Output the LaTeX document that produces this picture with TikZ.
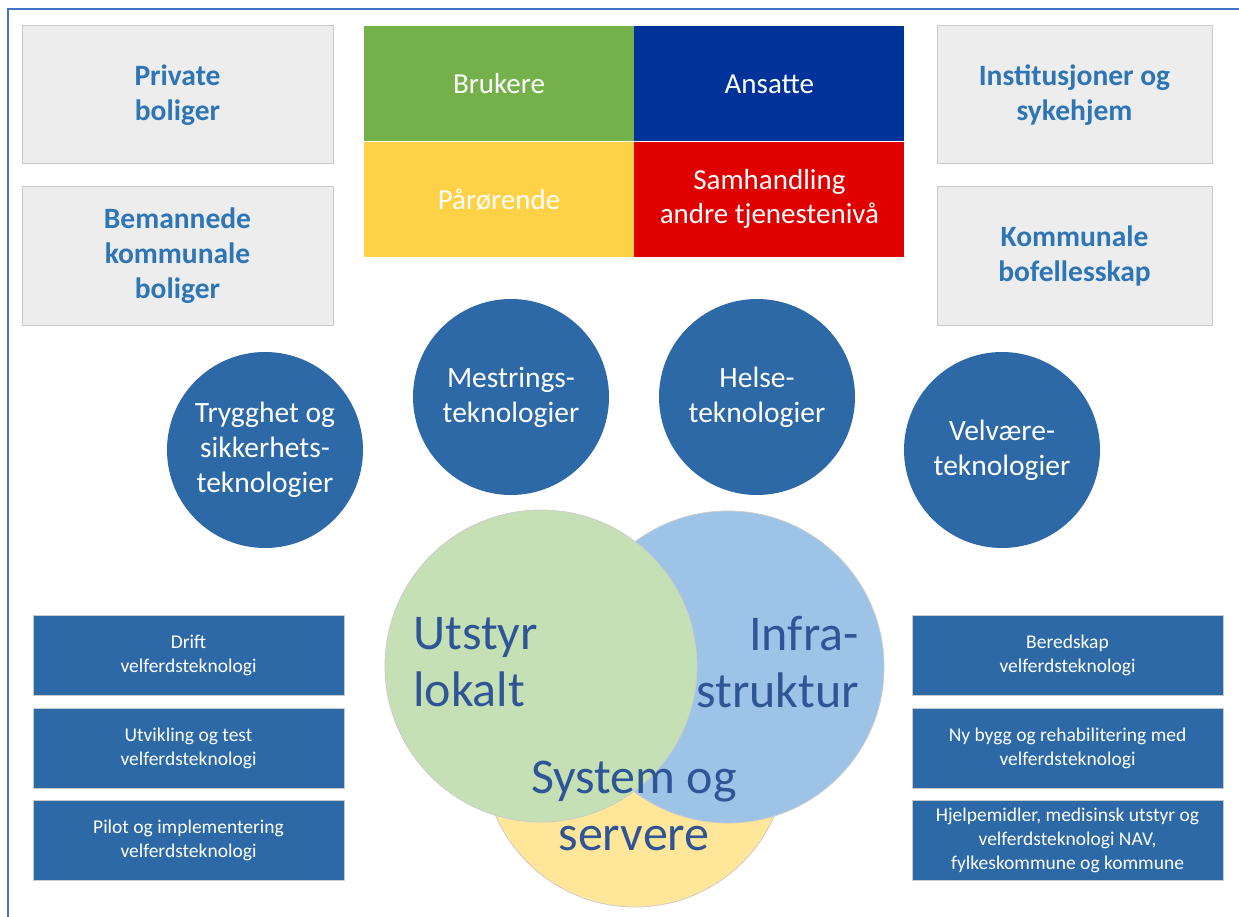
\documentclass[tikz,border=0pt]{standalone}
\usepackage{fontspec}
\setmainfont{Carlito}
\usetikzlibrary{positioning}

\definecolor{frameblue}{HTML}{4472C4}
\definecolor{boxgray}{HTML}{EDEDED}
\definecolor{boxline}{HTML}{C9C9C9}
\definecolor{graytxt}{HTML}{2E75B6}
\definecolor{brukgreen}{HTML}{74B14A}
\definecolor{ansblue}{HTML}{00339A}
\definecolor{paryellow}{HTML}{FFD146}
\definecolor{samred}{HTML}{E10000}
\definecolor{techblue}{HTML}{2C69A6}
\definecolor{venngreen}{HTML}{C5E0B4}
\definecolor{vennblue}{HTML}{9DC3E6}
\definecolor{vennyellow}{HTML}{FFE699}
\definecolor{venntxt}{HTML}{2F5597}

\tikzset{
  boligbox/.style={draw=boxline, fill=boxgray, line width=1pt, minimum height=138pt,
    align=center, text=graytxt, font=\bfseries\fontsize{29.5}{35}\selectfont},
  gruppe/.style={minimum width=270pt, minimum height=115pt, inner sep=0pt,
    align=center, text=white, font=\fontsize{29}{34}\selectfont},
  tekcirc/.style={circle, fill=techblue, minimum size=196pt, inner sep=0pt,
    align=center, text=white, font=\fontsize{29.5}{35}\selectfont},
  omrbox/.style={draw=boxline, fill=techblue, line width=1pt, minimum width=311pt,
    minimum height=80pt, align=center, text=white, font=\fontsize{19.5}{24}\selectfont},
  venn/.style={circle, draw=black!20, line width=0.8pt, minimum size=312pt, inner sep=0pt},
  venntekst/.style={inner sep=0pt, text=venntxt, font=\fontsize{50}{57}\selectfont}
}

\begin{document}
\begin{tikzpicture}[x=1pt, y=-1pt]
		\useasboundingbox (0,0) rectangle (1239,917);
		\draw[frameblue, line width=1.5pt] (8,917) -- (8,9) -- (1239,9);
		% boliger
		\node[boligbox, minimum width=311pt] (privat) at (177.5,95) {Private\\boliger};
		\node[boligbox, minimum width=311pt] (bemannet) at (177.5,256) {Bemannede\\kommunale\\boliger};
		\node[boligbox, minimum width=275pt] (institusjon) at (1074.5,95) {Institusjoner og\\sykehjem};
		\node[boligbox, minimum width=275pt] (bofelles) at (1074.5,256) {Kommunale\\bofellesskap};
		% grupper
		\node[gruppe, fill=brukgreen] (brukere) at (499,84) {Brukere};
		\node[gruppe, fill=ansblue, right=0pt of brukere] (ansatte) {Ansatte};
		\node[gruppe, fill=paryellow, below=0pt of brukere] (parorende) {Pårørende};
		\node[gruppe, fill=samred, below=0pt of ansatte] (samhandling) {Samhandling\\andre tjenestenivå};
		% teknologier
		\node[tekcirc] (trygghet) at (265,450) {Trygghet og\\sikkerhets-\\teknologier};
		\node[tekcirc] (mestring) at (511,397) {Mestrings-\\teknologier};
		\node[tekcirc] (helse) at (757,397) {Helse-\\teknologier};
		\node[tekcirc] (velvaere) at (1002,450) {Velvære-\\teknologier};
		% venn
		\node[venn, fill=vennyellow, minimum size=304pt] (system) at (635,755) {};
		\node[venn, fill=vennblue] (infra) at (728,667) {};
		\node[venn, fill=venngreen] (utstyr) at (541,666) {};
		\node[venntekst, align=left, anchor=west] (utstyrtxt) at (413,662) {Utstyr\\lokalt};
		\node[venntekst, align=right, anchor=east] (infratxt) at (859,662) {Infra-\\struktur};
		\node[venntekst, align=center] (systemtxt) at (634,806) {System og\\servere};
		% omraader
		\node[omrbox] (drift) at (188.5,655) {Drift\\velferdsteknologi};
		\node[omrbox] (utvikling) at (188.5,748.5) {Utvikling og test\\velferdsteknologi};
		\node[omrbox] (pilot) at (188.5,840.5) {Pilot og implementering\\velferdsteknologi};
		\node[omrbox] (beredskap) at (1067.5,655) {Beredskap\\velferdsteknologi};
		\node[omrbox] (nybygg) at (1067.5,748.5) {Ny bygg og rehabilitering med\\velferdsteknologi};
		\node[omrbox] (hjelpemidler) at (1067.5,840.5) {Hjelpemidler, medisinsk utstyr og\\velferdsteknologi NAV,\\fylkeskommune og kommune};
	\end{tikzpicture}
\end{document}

******************************

SHORT EXERCISE :: Reproduce the material above verbatim; omit every picture.

SOLUTION TO THIS TASK ::
Output the LaTeX document that produces this picture with TikZ.
\documentclass[tikz,border=0pt]{standalone}
\usepackage{fontspec}
\setmainfont{Carlito}
\usetikzlibrary{positioning}

\definecolor{frameblue}{HTML}{4472C4}
\definecolor{boxgray}{HTML}{EDEDED}
\definecolor{boxline}{HTML}{C9C9C9}
\definecolor{graytxt}{HTML}{2E75B6}
\definecolor{brukgreen}{HTML}{74B14A}
\definecolor{ansblue}{HTML}{00339A}
\definecolor{paryellow}{HTML}{FFD146}
\definecolor{samred}{HTML}{E10000}
\definecolor{techblue}{HTML}{2C69A6}
\definecolor{venngreen}{HTML}{C5E0B4}
\definecolor{vennblue}{HTML}{9DC3E6}
\definecolor{vennyellow}{HTML}{FFE699}
\definecolor{venntxt}{HTML}{2F5597}

\tikzset{
  boligbox/.style={draw=boxline, fill=boxgray, line width=1pt, minimum height=138pt,
    align=center, text=graytxt, font=\bfseries\fontsize{29.5}{35}\selectfont},
  gruppe/.style={minimum width=270pt, minimum height=115pt, inner sep=0pt,
    align=center, text=white, font=\fontsize{29}{34}\selectfont},
  tekcirc/.style={circle, fill=techblue, minimum size=196pt, inner sep=0pt,
    align=center, text=white, font=\fontsize{29.5}{35}\selectfont},
  omrbox/.style={draw=boxline, fill=techblue, line width=1pt, minimum width=311pt,
    minimum height=80pt, align=center, text=white, font=\fontsize{19.5}{24}\selectfont},
  venn/.style={circle, draw=black!20, line width=0.8pt, minimum size=312pt, inner sep=0pt},
  venntekst/.style={inner sep=0pt, text=venntxt, font=\fontsize{50}{57}\selectfont}
}

\begin{document}
\begin{tikzpicture}[x=1pt, y=-1pt]
		\useasboundingbox (0,0) rectangle (1239,917);
		\draw[frameblue, line width=1.5pt] (8,917) -- (8,9) -- (1239,9);
		% boliger
		\node[boligbox, minimum width=311pt] (privat) at (177.5,95) {Private\\boliger};
		\node[boligbox, minimum width=311pt] (bemannet) at (177.5,256) {Bemannede\\kommunale\\boliger};
		\node[boligbox, minimum width=275pt] (institusjon) at (1074.5,95) {Institusjoner og\\sykehjem};
		\node[boligbox, minimum width=275pt] (bofelles) at (1074.5,256) {Kommunale\\bofellesskap};
		% grupper
		\node[gruppe, fill=brukgreen] (brukere) at (499,84) {Brukere};
		\node[gruppe, fill=ansblue, right=0pt of brukere] (ansatte) {Ansatte};
		\node[gruppe, fill=paryellow, below=0pt of brukere] (parorende) {Pårørende};
		\node[gruppe, fill=samred, below=0pt of ansatte] (samhandling) {Samhandling\\andre tjenestenivå};
		% teknologier
		\node[tekcirc] (trygghet) at (265,450) {Trygghet og\\sikkerhets-\\teknologier};
		\node[tekcirc] (mestring) at (511,397) {Mestrings-\\teknologier};
		\node[tekcirc] (helse) at (757,397) {Helse-\\teknologier};
		\node[tekcirc] (velvaere) at (1002,450) {Velvære-\\teknologier};
		% venn
		\node[venn, fill=vennyellow, minimum size=304pt] (system) at (635,755) {};
		\node[venn, fill=vennblue] (infra) at (728,667) {};
		\node[venn, fill=venngreen] (utstyr) at (541,666) {};
		\node[venntekst, align=left, anchor=west] (utstyrtxt) at (413,662) {Utstyr\\lokalt};
		\node[venntekst, align=right, anchor=east] (infratxt) at (859,662) {Infra-\\struktur};
		\node[venntekst, align=center] (systemtxt) at (634,806) {System og\\servere};
		% omraader
		\node[omrbox] (drift) at (188.5,655) {Drift\\velferdsteknologi};
		\node[omrbox] (utvikling) at (188.5,748.5) {Utvikling og test\\velferdsteknologi};
		\node[omrbox] (pilot) at (188.5,840.5) {Pilot og implementering\\velferdsteknologi};
		\node[omrbox] (beredskap) at (1067.5,655) {Beredskap\\velferdsteknologi};
		\node[omrbox] (nybygg) at (1067.5,748.5) {Ny bygg og rehabilitering med\\velferdsteknologi};
		\node[omrbox] (hjelpemidler) at (1067.5,840.5) {Hjelpemidler, medisinsk utstyr og\\velferdsteknologi NAV,\\fylkeskommune og kommune};
	\end{tikzpicture}
\end{document}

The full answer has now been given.